**What is needed**
Repeat the listing word for word. No pictures belong in the copy.

-------- Given data --------

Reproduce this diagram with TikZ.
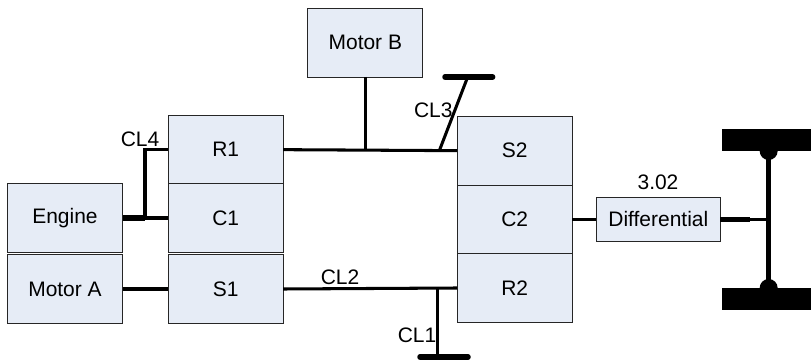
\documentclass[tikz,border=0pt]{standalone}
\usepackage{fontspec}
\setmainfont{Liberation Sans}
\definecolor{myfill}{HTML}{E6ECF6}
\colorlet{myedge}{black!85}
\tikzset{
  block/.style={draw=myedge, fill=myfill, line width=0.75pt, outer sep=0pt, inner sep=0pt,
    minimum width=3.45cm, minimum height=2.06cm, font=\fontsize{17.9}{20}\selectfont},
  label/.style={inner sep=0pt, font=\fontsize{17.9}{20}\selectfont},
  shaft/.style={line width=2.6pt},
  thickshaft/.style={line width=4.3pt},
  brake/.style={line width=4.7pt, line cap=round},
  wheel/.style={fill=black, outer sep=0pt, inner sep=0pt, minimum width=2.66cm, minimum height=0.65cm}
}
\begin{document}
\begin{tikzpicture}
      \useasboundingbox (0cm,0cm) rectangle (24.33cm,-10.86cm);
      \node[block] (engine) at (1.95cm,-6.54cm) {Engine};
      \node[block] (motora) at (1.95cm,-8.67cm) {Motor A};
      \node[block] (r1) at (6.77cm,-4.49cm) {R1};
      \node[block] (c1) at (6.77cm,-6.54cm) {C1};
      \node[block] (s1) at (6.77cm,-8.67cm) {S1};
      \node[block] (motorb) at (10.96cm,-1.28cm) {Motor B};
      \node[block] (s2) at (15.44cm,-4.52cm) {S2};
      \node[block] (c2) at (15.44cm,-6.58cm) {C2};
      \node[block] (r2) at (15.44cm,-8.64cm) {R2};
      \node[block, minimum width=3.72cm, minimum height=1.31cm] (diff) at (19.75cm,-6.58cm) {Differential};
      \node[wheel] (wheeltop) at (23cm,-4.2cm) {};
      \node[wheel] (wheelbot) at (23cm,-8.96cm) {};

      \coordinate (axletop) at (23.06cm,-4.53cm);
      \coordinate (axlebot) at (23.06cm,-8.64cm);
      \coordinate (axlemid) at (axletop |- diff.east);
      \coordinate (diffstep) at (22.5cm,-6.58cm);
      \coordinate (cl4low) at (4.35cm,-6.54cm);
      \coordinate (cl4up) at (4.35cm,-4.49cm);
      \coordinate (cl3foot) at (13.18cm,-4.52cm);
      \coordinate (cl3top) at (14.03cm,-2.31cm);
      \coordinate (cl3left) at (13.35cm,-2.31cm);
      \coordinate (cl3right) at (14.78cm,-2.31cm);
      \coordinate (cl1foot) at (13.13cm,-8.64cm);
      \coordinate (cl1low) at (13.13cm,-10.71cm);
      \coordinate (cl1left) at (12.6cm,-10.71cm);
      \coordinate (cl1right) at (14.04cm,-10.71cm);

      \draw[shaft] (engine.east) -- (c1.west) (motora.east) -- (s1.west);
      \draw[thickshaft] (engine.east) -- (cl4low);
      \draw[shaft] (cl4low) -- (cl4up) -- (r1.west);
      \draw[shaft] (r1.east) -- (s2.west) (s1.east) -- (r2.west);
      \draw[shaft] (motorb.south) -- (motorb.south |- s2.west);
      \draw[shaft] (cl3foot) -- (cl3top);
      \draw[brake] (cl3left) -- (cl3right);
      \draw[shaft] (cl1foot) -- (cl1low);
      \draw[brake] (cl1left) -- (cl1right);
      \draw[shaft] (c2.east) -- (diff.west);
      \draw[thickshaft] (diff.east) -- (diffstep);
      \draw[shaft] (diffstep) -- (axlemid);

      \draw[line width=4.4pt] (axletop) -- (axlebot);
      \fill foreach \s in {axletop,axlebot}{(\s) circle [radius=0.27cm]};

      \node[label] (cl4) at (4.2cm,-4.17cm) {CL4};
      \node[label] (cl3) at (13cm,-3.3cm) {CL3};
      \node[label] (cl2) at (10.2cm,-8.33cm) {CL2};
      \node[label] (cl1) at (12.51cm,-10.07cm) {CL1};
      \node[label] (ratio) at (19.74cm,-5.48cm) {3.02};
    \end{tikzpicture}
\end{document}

--------

**Full output**
Reproduce this diagram with TikZ.
\documentclass[tikz,border=0pt]{standalone}
\usepackage{fontspec}
\setmainfont{Liberation Sans}
\definecolor{myfill}{HTML}{E6ECF6}
\colorlet{myedge}{black!85}
\tikzset{
  block/.style={draw=myedge, fill=myfill, line width=0.75pt, outer sep=0pt, inner sep=0pt,
    minimum width=3.45cm, minimum height=2.06cm, font=\fontsize{17.9}{20}\selectfont},
  label/.style={inner sep=0pt, font=\fontsize{17.9}{20}\selectfont},
  shaft/.style={line width=2.6pt},
  thickshaft/.style={line width=4.3pt},
  brake/.style={line width=4.7pt, line cap=round},
  wheel/.style={fill=black, outer sep=0pt, inner sep=0pt, minimum width=2.66cm, minimum height=0.65cm}
}
\begin{document}
\begin{tikzpicture}
      \useasboundingbox (0cm,0cm) rectangle (24.33cm,-10.86cm);
      \node[block] (engine) at (1.95cm,-6.54cm) {Engine};
      \node[block] (motora) at (1.95cm,-8.67cm) {Motor A};
      \node[block] (r1) at (6.77cm,-4.49cm) {R1};
      \node[block] (c1) at (6.77cm,-6.54cm) {C1};
      \node[block] (s1) at (6.77cm,-8.67cm) {S1};
      \node[block] (motorb) at (10.96cm,-1.28cm) {Motor B};
      \node[block] (s2) at (15.44cm,-4.52cm) {S2};
      \node[block] (c2) at (15.44cm,-6.58cm) {C2};
      \node[block] (r2) at (15.44cm,-8.64cm) {R2};
      \node[block, minimum width=3.72cm, minimum height=1.31cm] (diff) at (19.75cm,-6.58cm) {Differential};
      \node[wheel] (wheeltop) at (23cm,-4.2cm) {};
      \node[wheel] (wheelbot) at (23cm,-8.96cm) {};

      \coordinate (axletop) at (23.06cm,-4.53cm);
      \coordinate (axlebot) at (23.06cm,-8.64cm);
      \coordinate (axlemid) at (axletop |- diff.east);
      \coordinate (diffstep) at (22.5cm,-6.58cm);
      \coordinate (cl4low) at (4.35cm,-6.54cm);
      \coordinate (cl4up) at (4.35cm,-4.49cm);
      \coordinate (cl3foot) at (13.18cm,-4.52cm);
      \coordinate (cl3top) at (14.03cm,-2.31cm);
      \coordinate (cl3left) at (13.35cm,-2.31cm);
      \coordinate (cl3right) at (14.78cm,-2.31cm);
      \coordinate (cl1foot) at (13.13cm,-8.64cm);
      \coordinate (cl1low) at (13.13cm,-10.71cm);
      \coordinate (cl1left) at (12.6cm,-10.71cm);
      \coordinate (cl1right) at (14.04cm,-10.71cm);

      \draw[shaft] (engine.east) -- (c1.west) (motora.east) -- (s1.west);
      \draw[thickshaft] (engine.east) -- (cl4low);
      \draw[shaft] (cl4low) -- (cl4up) -- (r1.west);
      \draw[shaft] (r1.east) -- (s2.west) (s1.east) -- (r2.west);
      \draw[shaft] (motorb.south) -- (motorb.south |- s2.west);
      \draw[shaft] (cl3foot) -- (cl3top);
      \draw[brake] (cl3left) -- (cl3right);
      \draw[shaft] (cl1foot) -- (cl1low);
      \draw[brake] (cl1left) -- (cl1right);
      \draw[shaft] (c2.east) -- (diff.west);
      \draw[thickshaft] (diff.east) -- (diffstep);
      \draw[shaft] (diffstep) -- (axlemid);

      \draw[line width=4.4pt] (axletop) -- (axlebot);
      \fill foreach \s in {axletop,axlebot}{(\s) circle [radius=0.27cm]};

      \node[label] (cl4) at (4.2cm,-4.17cm) {CL4};
      \node[label] (cl3) at (13cm,-3.3cm) {CL3};
      \node[label] (cl2) at (10.2cm,-8.33cm) {CL2};
      \node[label] (cl1) at (12.51cm,-10.07cm) {CL1};
      \node[label] (ratio) at (19.74cm,-5.48cm) {3.02};
    \end{tikzpicture}
\end{document}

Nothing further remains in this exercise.